Why did no one call Shepard on his flagrant cross-promotion of every store on the Citadel?

It's a good point. It's one of those things we didn't plan to put in there at all. So it's kind of a feature creep thing, where someone adds something because they have a neat idea: that you could get a discount by doing an advertisement. But then we thought, well, if you can do this at every store then we need to play it for comedy, otherwise it doesn't make sense. So we ended up with the comedy line of Shepard saying "this is my favorite store on the Citadel." But at that point we had already feature crept it several stages past what we thought it was going to be.

The "I'm Commander Shepard and this is my favorite store in the Citadel" kind of went into this meme territory for a little while for people. There was a big reaction to it, I'm curious if you guys were surprised by the reaction for anything else in the game?

Well, I mean ... those are the things that show us what really resonates with people. One of the things that I like to do is look at fan art. I think in the fan art and the subjects that people choose to draw or paint ... or write about, it's in those things that you can really sense what was meaningful to people or what they want to know about. That's where we find out a lot about which characters were popular and what they thought of them.

I think one of the surprises -- with Mass Effect 1 -- it was pretty much a four-year project and we started before the Xbox 360 even had a name.

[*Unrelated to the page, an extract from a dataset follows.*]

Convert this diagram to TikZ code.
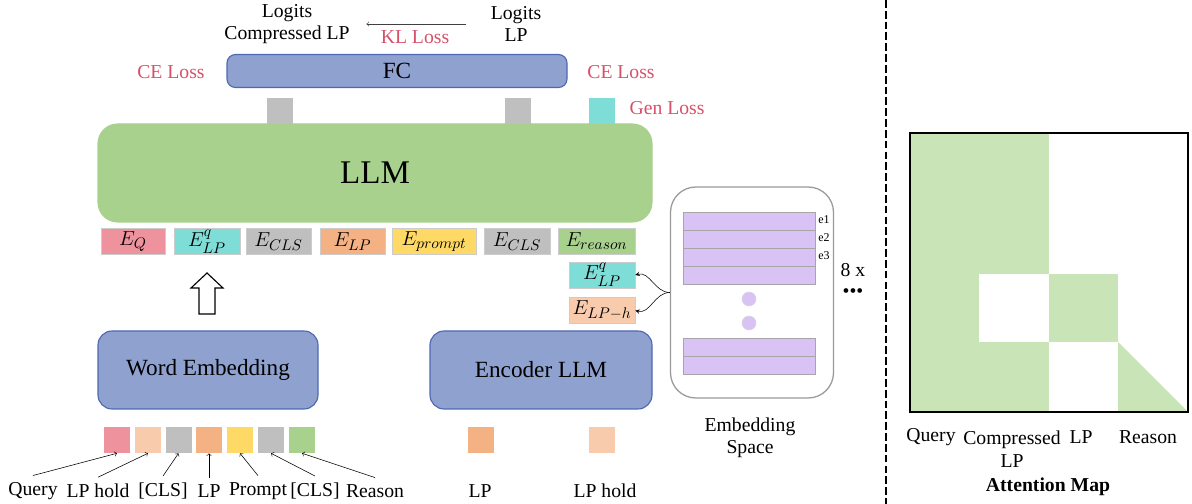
\documentclass[tikz,border=0pt]{standalone}
\usepackage{amsmath}
\usepackage{fontspec}
\setmainfont{Liberation Serif}
\usepackage{tikz}
\usetikzlibrary{arrows,positioning}

\definecolor{fcblue}{HTML}{8FA1CF}
\definecolor{fcborder}{HTML}{4E68B2}
\definecolor{llmgreen}{HTML}{A9D18E}
\definecolor{tokpink}{HTML}{EE929E}
\definecolor{tokcyan}{HTML}{7FDDD8}
\definecolor{tokgray}{HTML}{BFBFBF}
\definecolor{tokorange}{HTML}{F4B183}
\definecolor{tokyellow}{HTML}{FFD966}
\definecolor{tokpeach}{HTML}{F8CBAD}
\definecolor{lossred}{HTML}{D6506A}
\definecolor{embpurple}{HTML}{D9C2F4}
\definecolor{attngreen}{HTML}{C9E4B6}

\begin{document}
\fontsize{14}{16}\selectfont
\begin{tikzpicture}[x=0.025cm, y=-0.025cm, >=to]
    \def\px{0.025cm}
    \tikzstyle{block}=[draw=fcborder, fill=fcblue, line width=0.8pt, inner sep=0pt, font=\fontsize{16.5}{18}\selectfont]
    \tikzstyle{token}=[draw=black!20, line width=0.4pt, minimum height=26*\px, inner sep=0pt, font=\fontsize{15}{17}\selectfont]
    \tikzstyle{chip}=[minimum width=26*\px, minimum height=26*\px, inner sep=0pt]
    \tikzstyle{loss}=[text=lossred]
    \tikzstyle{row}=[draw=black!35, fill=embpurple, minimum width=132*\px, minimum height=18*\px, inner sep=0pt]
    \tikzstyle{annot}=[align=center]
    \tikzstyle{elab}=[font=\fontsize{8.5}{9}\selectfont, inner sep=0pt]
    \useasboundingbox (0,0) rectangle (1192,504);

    % Draw the output head and the losses
    \node[block, rounded corners=6pt, minimum width=340*\px, minimum height=33*\px] (fc) at (397,71) {FC};
    \node[annot] (logc) at (287,24) {Logits\\Compressed LP};
    \node[annot] (loglp) at (516,24) {Logits\\LP};
    \draw[->, black!75, shorten <=18*\px, shorten >=10*\px] (loglp.west) -- (logc.east);
    \node[loss] (kl) at (415,37) {KL Loss};
    \node[loss] (cel) at (171,72) {CE Loss};
    \node[loss] (cer) at (621,72) {CE Loss};
    \node[loss] (gen) at (667,108) {Gen Loss};

    % Draw the LLM and its outputs
    \node[block, draw=llmgreen, fill=llmgreen, rounded corners=14pt, minimum width=554*\px, minimum height=98*\px, font=\fontsize{23.5}{26}\selectfont] (llm) at (375,173) {LLM};
    \node[chip, fill=tokgray] (outc) at (280,111.5) {};
    \node[chip, fill=tokgray] (outlp) at (518,111.5) {};
    \node[chip, fill=tokcyan] (outgen) at (602,111.5) {};

    % Draw the input embeddings of the LLM
    \foreach \name/\x/\w/\col/\lab in {eq/133/64/tokpink/{E_{Q}}, elpq/207/66/tokcyan/{E_{LP}^{q}}, ecls1/278.5/65/tokgray/{E_{CLS}}, elp/352.5/65/tokorange/{E_{LP}}, eprompt/434/84/tokyellow/{E_{prompt}}, ecls2/517/66/tokgray/{E_{CLS}}, ereason/596.5/77/llmgreen/{E_{reason}}}
        \node[token, fill=\col, minimum width=\w*\px] (\name) at (\x,241.5) {$\lab$};
    \node[token, fill=tokcyan, minimum width=66*\px] (genq) at (602,275) {$E_{LP}^{q}$};
    \node[token, fill=tokpeach, minimum width=66*\px] (genh) at (602,310.5) {$E_{LP-h}$};

    % Hollow arrow from the word embedding
    \draw[fill=white, line width=0.8pt] (199,314) -- (199,288) -- (191,288) -- (207,273)
        -- (223,288) -- (215,288) -- (215,314) -- cycle;

    % Draw the encoders
    \node[block, rounded corners=10pt, minimum width=220*\px, minimum height=78*\px] (wemb) at (208,370) {Word Embedding};
    \node[block, rounded corners=10pt, minimum width=222*\px, minimum height=78*\px] (enc) at (541,370) {Encoder LLM};

    % Draw the embedding space
    \node[draw=black!40, line width=0.9pt, rounded corners=18pt, minimum width=163*\px, minimum height=211*\px] (emb) at (752,292.5) {};
    \foreach \i/\y in {1/221,2/239,3/257,4/275}
        \node[row] (r\i) at (749,\y) {};
    \foreach \i/\y in {1/347,2/365.5}
        \node[row] (rb\i) at (749,\y) {};
    \foreach \i in {1,2,3}
        \node[elab, right=2pt of r\i, yshift=1pt] {e\i};
    \node[circle, fill=embpurple, draw=black!15, minimum size=14*\px, inner sep=0pt] (dot1) at (749,299) {};
    \node[circle, fill=embpurple, draw=black!15, minimum size=14*\px, inner sep=0pt] (dot2) at (749,323) {};
    \node (times) at (853,270) {8 x};
    \node (more) at (853,293) {\textbullet\textbullet\textbullet};
    \node[annot] (embl) at (750,438) {Embedding\\Space};
    \draw[-stealth] (emb.west) to[out=180, in=15] (genq.east);
    \draw[-stealth] (emb.west) to[out=180, in=-15] (genh.east);

    % Draw the input tokens
    \foreach \name/\x/\col in {sq/117/tokpink, sh/148/tokpeach, sc/178.5/tokgray, sl/209/tokorange, sp/240/tokyellow, sd/271/tokgray, sr/302/llmgreen, tl/481/tokorange, th/602/tokpeach}
        \node[chip, fill=\col] (\name) at (\x,440) {};
    \foreach \name/\x/\lab in {sq/33/Query, sh/98/LP hold, sc/163/{[CLS]}, sl/209/LP, sp/258/Prompt, sd/315/{[CLS]}, sr/375/Reason, tl/480/LP, th/605/LP hold}
        \node (l\name) at (\x,491) {\lab};
    \foreach \name in {sq,sh,sc,sl,sp,sd,sr}
        \draw[->] (l\name.north) -- (\name.south);

    % Separator
    \coordinate (septop) at (886,0);
    \coordinate (sepbot) at (886,504);
    \draw[line width=1.4pt, dash pattern=on 5.5pt off 2.2pt] (septop) -- (sepbot);

    % Draw the attention map
    \fill[attngreen] (910,133) rectangle (1049,412);
    \fill[white] (979,274) rectangle (1049,342);
    \fill[attngreen] (1049,274) rectangle (1118,342);
    \fill[attngreen] (1118,342) -- (1188,412) -- (1118,412) -- cycle;
    \draw[line width=0.8pt] (910,133) rectangle (1188,412);
    \node (aq) at (931,437) {Query};
    \node[annot, anchor=north] (ac) at (1012,424) {Compressed\\LP};
    \node (alp) at (1081,437) {LP};
    \node (ar) at (1148,437) {Reason};
    \node[font=\bfseries] (atitle) at (1048,487) {Attention Map};
\end{tikzpicture}
\end{document}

We knew there would be another Xbox and we were shooting for the stars in terms of quality, we didn't know what the specs would be and so one of the concerns early on was that we were going to try and create realistic human characters and performances, but the aliens we didn't know if we could rely on them on an emotional level -- in terms of storytelling.

That's why we made sure there are humans throughout the galaxy and whatnot, so at least if there was emotional storytelling that had to happen then there would be humans there. What we found, by the time we finished Mass Effect, is that some of our most emotionally engaging characters were aliens. People loved Liara. They were devastated when Wrex died. And one of the big ones was Garrus, people just loved Garrus and there was a love of interest in having a romance with Garrus. So we thought, "Let's try this in Mass Effect 2." If people want to have a romance with this bird-like guy with an exoskeleton, then okay.

That's one of those things that was a surprise was just how popular that romance was in Mass Effect 2. In the fan art -- other than Tali and wondering what she has under her mask -- the romance with Garrus is probably the most reproduced moment. I think it says a lot about what really resonated with people.

Is there a new character in Mass Effect 2 that seems to pop-up as the lead favorite? I know I have mine, to me it seems pretty obvious that Mordin Solus is the best character. I'm curious if you've heard otherwise.

Mordin was one of the more popular ones. I think the development of some of the existing characters people continued to enjoy, like the stuff with Garrus and Tali. We always try to balance the fact that, people will say "I want all my characters back from the previous game because that's what made the first game great." But when you think about it, part of what made the previous game great is the process of meeting those characters for the first time. That has to be part of the experience too, how you meet new characters.

Obviously, as well received as Mass Effect 2 has been, there are obviously limits in time and money. When you look at Mass Effect 2, what's the one thing that sticks out to your team that you wish you could have done differently? What regret do you have?

I don't actually have any regrets about how we did anything. I think there are definitely things that we would want to change for next time, based on how we learned about how people played the game. Mainly the obvious things like a better resource gathering experience. I think we were really happy with how the moment-to-moment gameplay felt but a lot of people wanted some of the RPG system "richness" to come back to the experience. Those are some of the these things we've learned about how people have played it and the feedback that they've given. To your point; you don't have an infinite amount of time so it really is about trying to get everything to a level where you can be satisfied with it. I think we were satisfied with all of the different parts we added to Mass Effect 2.

You bring up an interesting point. A huge shift from Mass Effect 1 to Mass Effect 2 -- just in terms of the basic action, inventory, stats; big changes -- do you think people can expect as big of a shift for Mass Effect 3? Or is the level amount of change going to be subtler from ME2 to ME2 as compared to the original title and its sequel?

We're not talking too much about Mass Effect 3 yet but the biggest learning that we're going to have in this series between [Mass Effect] 1 and Mass Effect 2. I think after that the variation and the noise kind of calms down as we go and we learn more and more about what Mass Effect is really supposed to be.



There have to be a crazy number of permutations for how you can end your story in Mass Effect 2. How much of a nightmare is it for you guys to figure out how to address that for Mass Effect 3?

It's ... very hard.

Do you have like a whiteboard somewhere, like a multi-faceted –

No, it would be impossible, because it's multi-multi-dimensional. You couldn't put it into a 2D flowchart or a matrix –

You need a stereoscopic 3D whiteboard that you can manipulate Minority Report style.

It's beyond three or four dimensions, because you have all the consequences from a certain playthrough and many different things that happen and different things that happen within those. But then all those things different for a different play through and then times your class and times your gender and all these things. We're pulling in probably over a thousand variables from Mass Effect 2 into Mass Effect 3 if you're importing your save game. It's more of an organic approach where we're opportunistic about how the game can change based on those variables. So the writers have to experts in what's happened before and what choices you could have made, and then as they write the story, they find places where it would be really cool to have different things happen based on those variables.